#### YOUR OBJECTIVE
Extract, from the listing that follows, each line containing the word "this".

(Data entries)
_ _ _ _

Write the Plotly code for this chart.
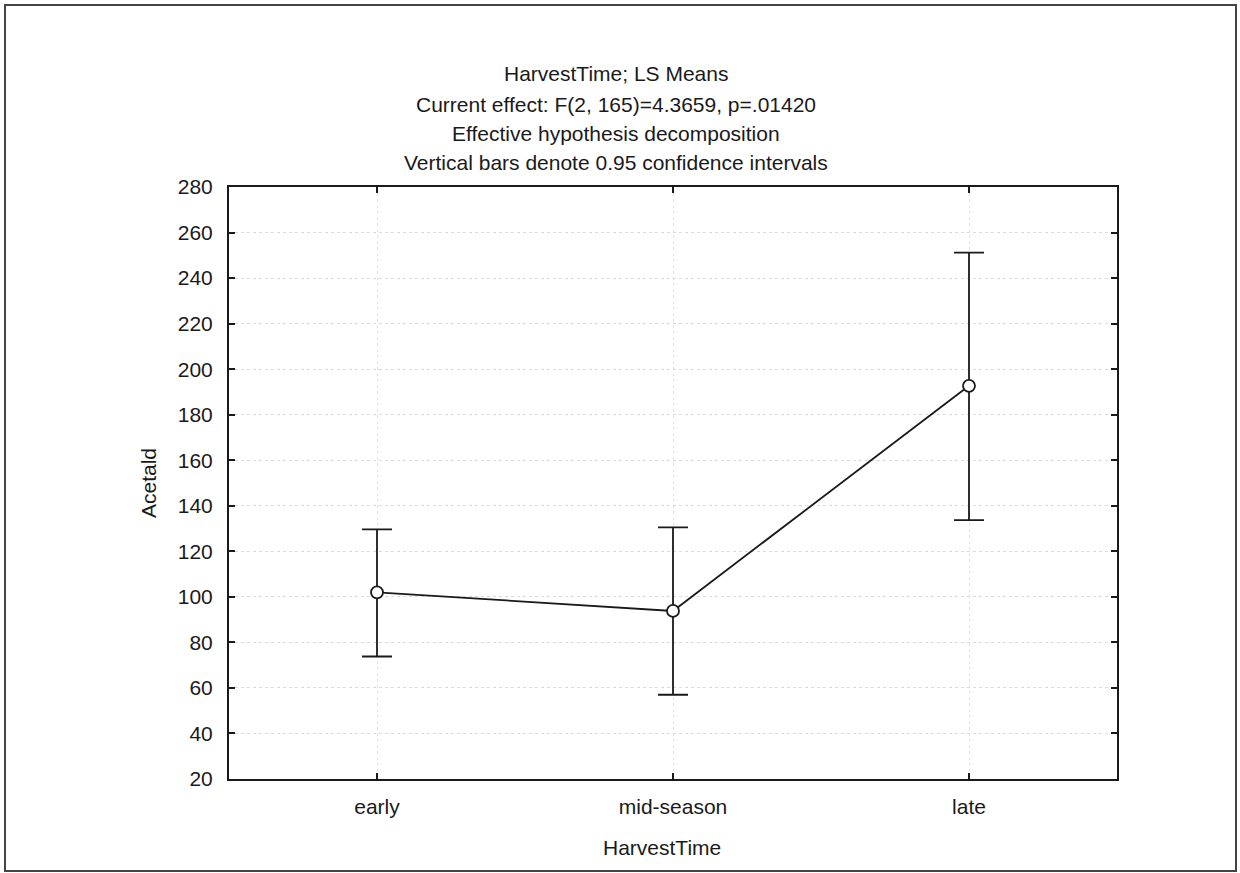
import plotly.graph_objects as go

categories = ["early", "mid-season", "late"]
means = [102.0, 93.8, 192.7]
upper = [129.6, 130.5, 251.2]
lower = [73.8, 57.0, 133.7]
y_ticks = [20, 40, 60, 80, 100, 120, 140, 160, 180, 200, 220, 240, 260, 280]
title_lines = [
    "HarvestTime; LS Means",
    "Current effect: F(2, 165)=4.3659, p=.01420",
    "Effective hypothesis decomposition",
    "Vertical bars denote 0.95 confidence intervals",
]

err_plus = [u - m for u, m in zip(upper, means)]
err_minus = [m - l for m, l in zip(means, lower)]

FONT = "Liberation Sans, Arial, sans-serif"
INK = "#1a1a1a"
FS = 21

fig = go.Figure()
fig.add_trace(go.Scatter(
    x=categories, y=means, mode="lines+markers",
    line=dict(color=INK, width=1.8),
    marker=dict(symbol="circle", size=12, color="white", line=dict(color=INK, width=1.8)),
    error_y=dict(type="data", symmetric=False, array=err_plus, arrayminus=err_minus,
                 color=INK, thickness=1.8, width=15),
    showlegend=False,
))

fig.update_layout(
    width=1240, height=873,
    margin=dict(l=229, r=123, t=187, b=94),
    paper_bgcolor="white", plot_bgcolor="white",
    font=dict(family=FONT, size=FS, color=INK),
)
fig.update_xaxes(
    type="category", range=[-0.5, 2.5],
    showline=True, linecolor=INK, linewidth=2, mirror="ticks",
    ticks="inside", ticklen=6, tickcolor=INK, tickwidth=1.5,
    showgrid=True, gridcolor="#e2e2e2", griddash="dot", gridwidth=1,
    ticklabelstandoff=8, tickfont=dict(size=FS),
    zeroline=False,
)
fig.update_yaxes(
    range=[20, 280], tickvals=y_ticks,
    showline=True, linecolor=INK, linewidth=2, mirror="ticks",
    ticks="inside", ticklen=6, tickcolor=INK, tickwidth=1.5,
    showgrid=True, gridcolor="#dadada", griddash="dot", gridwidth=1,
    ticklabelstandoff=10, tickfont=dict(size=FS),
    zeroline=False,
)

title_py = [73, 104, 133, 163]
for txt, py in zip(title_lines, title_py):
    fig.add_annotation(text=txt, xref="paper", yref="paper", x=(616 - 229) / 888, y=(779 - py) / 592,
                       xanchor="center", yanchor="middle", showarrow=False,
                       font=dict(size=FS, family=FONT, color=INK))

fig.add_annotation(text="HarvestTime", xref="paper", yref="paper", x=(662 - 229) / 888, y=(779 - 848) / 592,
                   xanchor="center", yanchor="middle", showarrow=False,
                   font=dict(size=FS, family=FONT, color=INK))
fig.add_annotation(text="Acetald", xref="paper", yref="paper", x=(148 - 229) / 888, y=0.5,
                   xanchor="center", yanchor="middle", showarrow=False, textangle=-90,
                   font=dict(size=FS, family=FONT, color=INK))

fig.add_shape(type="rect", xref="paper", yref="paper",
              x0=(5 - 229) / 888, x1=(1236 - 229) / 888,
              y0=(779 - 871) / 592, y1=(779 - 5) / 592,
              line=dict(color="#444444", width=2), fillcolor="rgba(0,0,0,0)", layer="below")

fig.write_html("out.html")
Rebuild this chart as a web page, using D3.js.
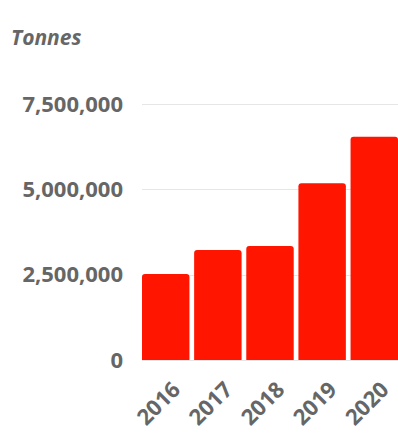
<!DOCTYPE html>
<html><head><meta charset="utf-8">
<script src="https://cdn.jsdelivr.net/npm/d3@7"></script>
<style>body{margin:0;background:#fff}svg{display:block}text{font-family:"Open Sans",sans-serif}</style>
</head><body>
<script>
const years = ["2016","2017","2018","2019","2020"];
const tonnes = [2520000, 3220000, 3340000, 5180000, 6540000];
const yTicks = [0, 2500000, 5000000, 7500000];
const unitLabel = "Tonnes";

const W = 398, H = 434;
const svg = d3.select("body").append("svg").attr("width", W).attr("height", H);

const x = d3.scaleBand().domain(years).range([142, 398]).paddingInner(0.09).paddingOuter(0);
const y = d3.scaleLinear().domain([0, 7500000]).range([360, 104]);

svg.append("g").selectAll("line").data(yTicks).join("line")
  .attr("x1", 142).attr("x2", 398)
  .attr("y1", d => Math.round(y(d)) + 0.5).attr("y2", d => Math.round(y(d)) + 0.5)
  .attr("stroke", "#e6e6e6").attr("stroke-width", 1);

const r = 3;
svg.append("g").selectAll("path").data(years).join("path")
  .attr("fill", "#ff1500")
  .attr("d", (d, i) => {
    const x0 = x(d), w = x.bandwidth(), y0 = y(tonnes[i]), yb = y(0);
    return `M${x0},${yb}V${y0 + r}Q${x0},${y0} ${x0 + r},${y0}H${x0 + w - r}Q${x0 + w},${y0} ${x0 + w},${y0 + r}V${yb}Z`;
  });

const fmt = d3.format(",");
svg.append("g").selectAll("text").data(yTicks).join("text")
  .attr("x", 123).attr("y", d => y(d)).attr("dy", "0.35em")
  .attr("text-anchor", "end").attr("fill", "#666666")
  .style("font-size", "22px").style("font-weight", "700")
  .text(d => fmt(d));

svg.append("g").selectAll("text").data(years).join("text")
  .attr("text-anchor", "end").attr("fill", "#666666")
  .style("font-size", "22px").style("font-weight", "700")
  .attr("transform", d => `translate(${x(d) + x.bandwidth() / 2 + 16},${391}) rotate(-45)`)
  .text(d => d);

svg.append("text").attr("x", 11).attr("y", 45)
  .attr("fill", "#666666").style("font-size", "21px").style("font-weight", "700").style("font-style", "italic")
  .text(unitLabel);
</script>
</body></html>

_ _ _ _

#### REPLY
Write the Plotly code for this chart.
Rebuild this chart as a web page, using D3.js.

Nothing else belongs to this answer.